Principaux points du RGPD :

  • Consentement obligatoire pour la collecte des données.
  • Droit à l’oubli pour les utilisateurs.
  • Obligation de signaler les violations de données.
  • Sanctions financières en cas de non-respect (jusqu’à 4 % du chiffre d’affaires mondial).

Exemple : En 2023, Meta (Facebook) a été condamné à une amende record de 1,2 milliard d’euros pour transfert illégal de données personnelles vers les États-Unis.

D’autres pays ont suivi l’exemple européen :

  • Le Brésil avec la LGPD (Loi générale de protection des données).
  • La Californie avec le CCPA (California Consumer Privacy Act).

Mais ces régulations diffèrent selon les régions, ce qui crée une fragmentation du droit du numérique à l’échelle internationale.

2. La régulation des plateformes et la lutte contre les abus de position dominante

Les GAFAM dominent plusieurs secteurs (moteurs de recherche, e-commerce, publicité en ligne, cloud computing). Certains États estiment qu’ils abusent de leur position dominante et faussent la concurrence.
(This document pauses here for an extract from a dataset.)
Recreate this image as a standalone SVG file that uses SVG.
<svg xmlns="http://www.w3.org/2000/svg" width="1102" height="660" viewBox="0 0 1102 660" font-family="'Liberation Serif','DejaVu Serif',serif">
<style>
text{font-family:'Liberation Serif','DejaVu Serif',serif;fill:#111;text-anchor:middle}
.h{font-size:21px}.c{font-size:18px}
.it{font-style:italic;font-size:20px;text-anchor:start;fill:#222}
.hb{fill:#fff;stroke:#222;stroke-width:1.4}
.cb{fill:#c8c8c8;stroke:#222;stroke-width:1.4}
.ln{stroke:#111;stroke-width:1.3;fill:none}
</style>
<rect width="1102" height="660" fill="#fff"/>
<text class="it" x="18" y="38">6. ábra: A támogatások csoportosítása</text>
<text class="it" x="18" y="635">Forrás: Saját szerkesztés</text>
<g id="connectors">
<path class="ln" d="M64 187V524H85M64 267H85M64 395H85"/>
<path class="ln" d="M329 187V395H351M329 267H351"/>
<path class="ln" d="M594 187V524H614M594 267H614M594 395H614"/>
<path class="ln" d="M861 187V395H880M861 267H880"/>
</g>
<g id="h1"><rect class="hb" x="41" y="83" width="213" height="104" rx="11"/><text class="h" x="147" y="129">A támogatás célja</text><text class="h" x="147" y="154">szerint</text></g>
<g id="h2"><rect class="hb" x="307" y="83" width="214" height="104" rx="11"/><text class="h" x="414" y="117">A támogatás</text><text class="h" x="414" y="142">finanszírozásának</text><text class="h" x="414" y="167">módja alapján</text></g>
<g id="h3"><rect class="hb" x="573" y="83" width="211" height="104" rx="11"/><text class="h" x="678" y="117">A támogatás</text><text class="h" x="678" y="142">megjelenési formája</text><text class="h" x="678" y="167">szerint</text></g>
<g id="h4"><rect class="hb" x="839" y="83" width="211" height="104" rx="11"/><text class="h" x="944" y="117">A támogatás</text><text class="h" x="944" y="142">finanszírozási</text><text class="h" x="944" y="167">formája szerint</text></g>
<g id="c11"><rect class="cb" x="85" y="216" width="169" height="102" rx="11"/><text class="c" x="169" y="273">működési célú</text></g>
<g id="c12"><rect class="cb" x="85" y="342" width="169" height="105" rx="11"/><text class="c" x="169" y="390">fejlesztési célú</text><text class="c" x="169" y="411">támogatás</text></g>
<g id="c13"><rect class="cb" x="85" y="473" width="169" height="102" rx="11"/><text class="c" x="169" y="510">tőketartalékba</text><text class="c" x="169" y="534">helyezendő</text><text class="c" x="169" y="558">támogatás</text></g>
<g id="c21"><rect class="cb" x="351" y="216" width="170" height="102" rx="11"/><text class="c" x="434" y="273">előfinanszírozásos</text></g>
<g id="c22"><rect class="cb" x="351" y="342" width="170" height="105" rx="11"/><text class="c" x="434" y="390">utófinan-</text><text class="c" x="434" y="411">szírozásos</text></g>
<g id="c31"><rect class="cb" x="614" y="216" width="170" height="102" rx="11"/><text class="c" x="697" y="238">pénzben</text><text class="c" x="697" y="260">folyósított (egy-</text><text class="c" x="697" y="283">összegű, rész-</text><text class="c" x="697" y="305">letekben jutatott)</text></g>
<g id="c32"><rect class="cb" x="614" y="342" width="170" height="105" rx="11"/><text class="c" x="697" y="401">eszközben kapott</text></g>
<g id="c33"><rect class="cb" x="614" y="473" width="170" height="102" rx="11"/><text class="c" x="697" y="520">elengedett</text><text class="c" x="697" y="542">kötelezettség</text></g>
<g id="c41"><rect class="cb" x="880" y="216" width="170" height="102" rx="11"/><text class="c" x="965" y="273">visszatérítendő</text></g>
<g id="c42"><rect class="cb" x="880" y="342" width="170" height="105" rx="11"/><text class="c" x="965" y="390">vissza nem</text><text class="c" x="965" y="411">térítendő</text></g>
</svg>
Les actions de l’UE contre les abus des GAFAM

L’Union européenne est l’un des acteurs les plus actifs dans la régulation des géants du web. Elle a infligé plusieurs amendes pour pratiques anticoncurrentielles :

  • Google : 8,2 milliards d’euros d’amendes pour abus de position dominante sur Android et Google Shopping.
  • Apple : enquête en cours pour pratiques anti-concurrentielles sur l’App Store.
  • Amazon : accusations de favoritisme envers ses propres produits sur sa marketplace.
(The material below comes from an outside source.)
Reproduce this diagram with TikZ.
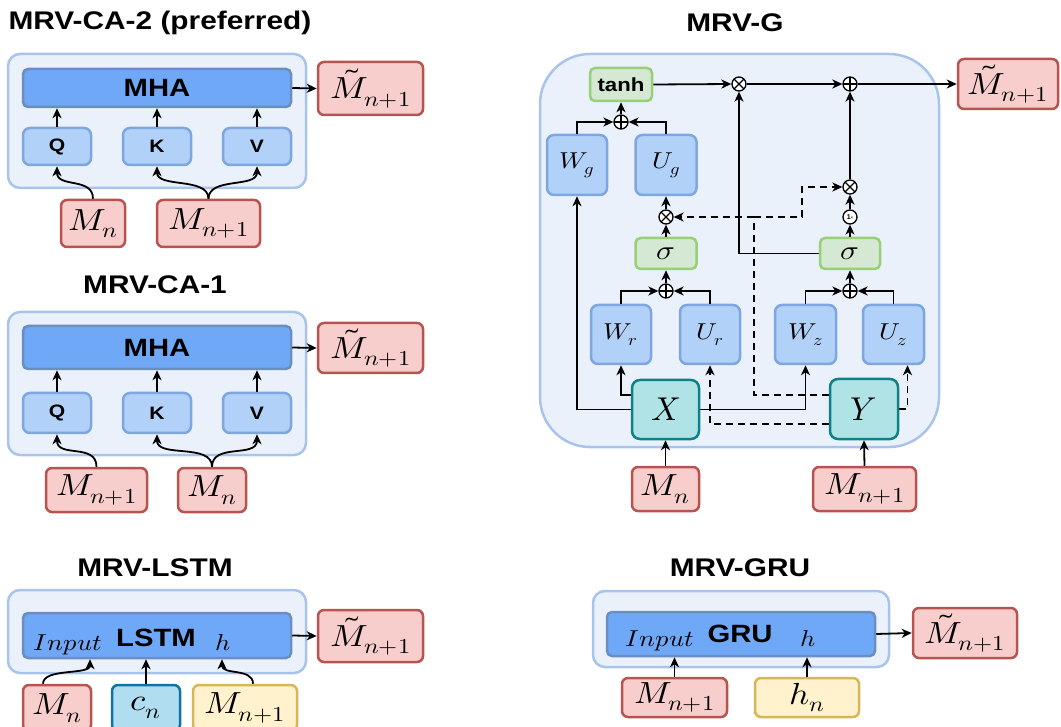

Pour renforcer son cadre juridique, l’UE a adopté en 2022 deux régulations majeures :

  • Le Digital Markets Act (DMA) : impose des obligations aux grandes plateformes pour garantir la concurrence (ex. : interopérabilité entre services de messagerie).
  • Le Digital Services Act (DSA) : vise à encadrer les contenus en ligne et responsabiliser les plateformes sur la modération.
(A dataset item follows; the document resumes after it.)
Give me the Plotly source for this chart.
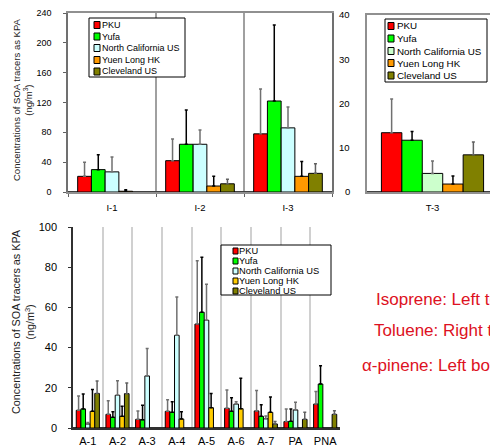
import plotly.graph_objects as go

# ---------------- data ----------------
series_names = ["PKU", "Yufa", "North California US", "Yuen Long HK", "Cleveland US"]

iso_cats = ["I-1", "I-2", "I-3"]
iso_vals = [
    [21, 42, 78],
    [30, 64, 122],
    [27, 64, 86],
    [1, 8, 21],
    [None, 11, 25],
]
iso_sd = [
    [19, 29, 60],
    [20, 46, 102],
    [20, 19, 28],
    [2, 13, 20],
    [0, 6, 13],
]

tol_cats = ["T-3"]
tol_vals = [[13.4], [11.7], [4.2], [1.8], [8.4]]
tol_sd = [[7.6], [2.0], [2.8], [1.8], [2.9]]
tol_ticks = [0, 10, 20, 30, 40]

pin_cats = ["A-1", "A-2", "A-3", "A-4", "A-5", "A-6", "A-7", "PA", "PNA"]
pin_vals = [
    [8.8, 6.8, 4.3, 8.3, 51.7, 9.8, 8.5, 3.2, 11.9],
    [9.5, 5.3, 4.1, 7.8, 57.6, 8.3, 5.8, 3.3, 21.9],
    [2.0, 16.3, 25.9, 46.1, 53.6, 11.9, 4.6, 9.0, None],
    [8.3, 5.8, None, 4.5, 10.1, 9.6, 7.8, None, None],
    [17.2, 17.1, None, None, None, None, 2.0, 4.3, 6.8],
]
pin_sd = [
    [7.1, 6.8, 4.2, 5.8, 31.5, 9.1, 10.1, 6.3, 6.2],
    [7.4, 2.8, 7.2, 5.3, 27.4, 6.8, 5.8, 6.2, 9.1],
    [0.7, 7.2, 13.6, 19.1, 17.9, 1.2, 1.4, 3.8, 0],
    [10.9, 5.0, 0, 3.6, 7.1, 15.1, 7.6, 0, 0],
    [6.2, 5.3, 0, 0, 0, 0, 1.2, 3.5, 1.8],
]

colors_iso = ["#FF0000", "#00FF00", "#CCFFFF", "#FF9900", "#808000"]
colors_tol = ["#FF0000", "#00FF00", "#CCFFCC", "#FF9900", "#808000"]
colors_pin = ["#FF0000", "#00FF00", "#CCFFFF", "#FFCC00", "#808000"]
err_colors = ["#707070", "#000000", "#707070", "#000000", "#606060"]

notes = ["Isoprene: Left top", "Toluene: Right top", "\u03b1-pinene: Left bottom"]

# the page body has an 8px margin, so the figure starts at (8, 8) in the window
OFF = 8
W, H = 498 - OFF, 448 - OFF
FONT = "Liberation Sans, Arial, sans-serif"


def px(x):
    return (x - OFF) / W


def py(y):
    return 1 - (y - OFF) / H


fig = go.Figure()


def add_series(cats, vals, sds, colors, xa, ya):
    for i, name in enumerate(series_names):
        fig.add_trace(go.Bar(
            x=cats, y=vals[i], name=name, showlegend=False,
            marker=dict(color=colors[i], line=dict(color="black", width=1)),
            error_y=dict(type="data", symmetric=False, array=sds[i],
                         arrayminus=[0] * len(cats),
                         color=err_colors[i], thickness=1.5, width=1.5),
            xaxis=xa, yaxis=ya,
        ))


add_series(iso_cats, iso_vals, iso_sd, colors_iso, "x", "y")
add_series(tol_cats, tol_vals, tol_sd, colors_tol, "x2", "y2")
add_series(pin_cats, pin_vals, pin_sd, colors_pin, "x3", "y3")


def add_legend(box, rows_y, sw_x, sw_w, sw_h, text_x, fsize, colors):
    fig.add_shape(type="rect", xref="paper", yref="paper",
                  x0=px(box[0]), x1=px(box[2]), y0=py(box[3]), y1=py(box[1]),
                  line=dict(color="black", width=1), fillcolor="white", layer="above")
    for name, col, yy in zip(series_names, colors, rows_y):
        fig.add_shape(type="rect", xref="paper", yref="paper",
                      x0=px(sw_x), x1=px(sw_x + sw_w),
                      y0=py(yy + sw_h / 2), y1=py(yy - sw_h / 2),
                      line=dict(color="black", width=1), fillcolor=col, layer="above")
        fig.add_annotation(xref="paper", yref="paper", x=px(text_x), y=py(yy),
                           xanchor="left", yanchor="middle", showarrow=False,
                           text=name, font=dict(family=FONT, size=fsize, color="black"),
                           borderpad=0)


add_legend((89, 18, 185, 77), [25, 36.5, 48, 60, 71.5], 94, 6, 7, 101, 9, colors_iso)
add_legend((385, 19, 487, 82), [26, 38.5, 51, 63, 75.5], 388, 6, 7, 396, 9.8, colors_tol)
add_legend((221, 245, 331, 295), [251, 261, 271, 281, 291], 233, 5, 6, 238, 9.3, colors_pin)

# y-axis titles
ytitle = "Concentrations of SOA tracers as KPA<br>(ng/m<sup>3</sup>)"
fig.add_annotation(xref="paper", yref="paper", x=px(22), y=py(100), textangle=-90,
                   showarrow=False, text=ytitle, xanchor="center", yanchor="middle",
                   font=dict(family=FONT, size=9.5, color="#222222"))
fig.add_annotation(xref="paper", yref="paper", x=px(23), y=py(322), textangle=-90,
                   showarrow=False, text=ytitle, xanchor="center", yanchor="middle",
                   font=dict(family=FONT, size=10.8, color="#222222"))

# tick labels of the toluene panel, placed on its own y scale
for t in tol_ticks:
    fig.add_annotation(xref="paper", yref="y2", x=px(351), y=t, xanchor="right",
                       yanchor="middle", showarrow=False, text=str(t), borderpad=0,
                       font=dict(family=FONT, size=9.5, color="black"))

for txt, yy in zip(notes, [299, 330, 365]):
    fig.add_annotation(xref="paper", yref="paper", x=px(442), y=py(yy),
                       xanchor="center", yanchor="middle", showarrow=False, text=txt,
                       font=dict(family=FONT, size=17, color="#DD1122"))

axfont_top = dict(family=FONT, size=9, color="black")
axfont_bot = dict(family=FONT, size=11, color="black")

fig.update_layout(
    width=W, height=H,
    margin=dict(l=0, r=0, t=0, b=0),
    paper_bgcolor="white", plot_bgcolor="white",
    template="none",
    barmode="group", bargap=0.22, bargroupgap=0,
    font=dict(family=FONT),
    xaxis=dict(domain=[px(68), px(332)], type="category", anchor="y", tickangle=0,
               tickson="boundaries", showgrid=True, gridcolor="#A0A0A0", gridwidth=1.5,
               showline=True, linecolor="#909090", linewidth=1.5, mirror=True,
               ticks="outside", ticklen=3, tickcolor="#606060",
               tickfont=dict(family=FONT, size=9.5, color="black"),
               ticklabelstandoff=6, zeroline=False, automargin=False),
    yaxis=dict(domain=[py(192), py(13)], range=[0, 240], dtick=40, anchor="x",
               showgrid=False, showline=True, linecolor="#707070", linewidth=1.5, mirror=True,
               ticks="outside", ticklen=3, tickcolor="#606060", tickfont=axfont_top,
               ticklabelstandoff=10, zeroline=True, zerolinecolor="#404040",
               zerolinewidth=1.5, automargin=False),
    xaxis2=dict(domain=[px(367), 1.0], type="category", anchor="y2", tickangle=0,
                showgrid=False, showline=True, linecolor="#909090", linewidth=1.5,
                mirror=True, ticks="outside", ticklen=3, tickcolor="rgba(0,0,0,0)",
                tickfont=dict(family=FONT, size=9.5, color="black"),
                ticklabelstandoff=3, zeroline=False, automargin=False),
    yaxis2=dict(domain=[py(192), py(15)], range=[0, 40], dtick=10, anchor="x2",
                showticklabels=False,
                showgrid=False, showline=True, linecolor="#909090", linewidth=1.5, mirror=True,
                ticks="", zeroline=True, zerolinecolor="#404040",
                zerolinewidth=1.5, automargin=False),
    xaxis3=dict(domain=[px(73), px(340)], type="category", anchor="y3", tickangle=0,
                tickson="boundaries", showgrid=True, gridcolor="#D0D0D0", gridwidth=1.5,
                showline=True, linecolor="#303030", linewidth=1.5, mirror=False,
                ticks="", tickfont=axfont_bot, ticklabelstandoff=2,
                zeroline=False, automargin=False),
    yaxis3=dict(domain=[py(428), py(227)], range=[0, 100], dtick=20, anchor="x3",
                showgrid=False, showline=True, linecolor="#303030", linewidth=1.5,
                ticks="outside", ticklen=3, tickcolor="#303030", tickfont=axfont_bot,
                ticklabelstandoff=9, zeroline=True, zerolinecolor="#303030",
                zerolinewidth=1.5, automargin=False),
)

fig.write_html("out.html")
3. La fiscalité des entreprises numériques : comment éviter l’optimisation fiscale ?

Les géants du web réalisent des milliards de dollars de revenus en exploitant les données des utilisateurs, mais payent peu d’impôts grâce à des montages d’optimisation fiscale (ex. : transfert des bénéfices vers l’Irlande ou les Bermudes).

Vers une taxation mondiale des GAFAM

En 2021, plus de 130 pays ont signé un accord sous l’égide de l’OCDE pour instaurer un impôt minimum mondial de 15 % sur les grandes entreprises numériques.

Objectif : empêcher les entreprises de délocaliser artificiellement leurs bénéfices dans des paradis fiscaux.

Exemple : La France a mis en place une taxe GAFA de 3 % sur le chiffre d’affaires des grandes plateformes numériques, malgré l’opposition des États-Unis.

4. La régulation des contenus en ligne et la modération

Les plateformes numériques sont devenues des espaces où circulent des informations parfois illégales ou nuisibles(désinformation, propos haineux, incitation à la violence).

Les États cherchent à responsabiliser les entreprises du numérique :

  • Loi allemande NetzDG : obligation pour les réseaux sociaux de supprimer les contenus haineux sous 24h.
  • Le DSA européen : impose aux grandes plateformes une plus grande transparence dans leurs algorithmes et la modération des contenus.
  • Régulation aux États-Unis : Section 230 du Communications Decency Act, qui protège les plateformes de la responsabilité des contenus publiés par leurs utilisateurs.

Les débats restent ouverts sur l’équilibre entre la modération des contenus et la liberté d’expression.

Les défis du droit du numérique à l’international

Malgré ces efforts, plusieurs défis persistent :

  • Le manque d’harmonisation des lois : chaque pays applique ses propres règles, ce qui complique la régulation des multinationales du numérique.
  • L’opposition entre régulation et innovation : certaines entreprises dénoncent un excès de régulation qui freine le développement technologique.
  • Le rôle des États autoritaires : certains gouvernements utilisent la régulation numérique pour censurer l’opposition et limiter les libertés (ex. : Chine, Russie).

Conclusion

Le droit du numérique à l’international est encore en construction, mais plusieurs avancées ont été réalisées pour protéger les données, encadrer la concurrence et responsabiliser les géants du web.

L’avenir de la régulation du numérique dépendra de la capacité des États et des organisations internationales à trouver un équilibre entre innovation, protection des droits fondamentaux et souveraineté économique.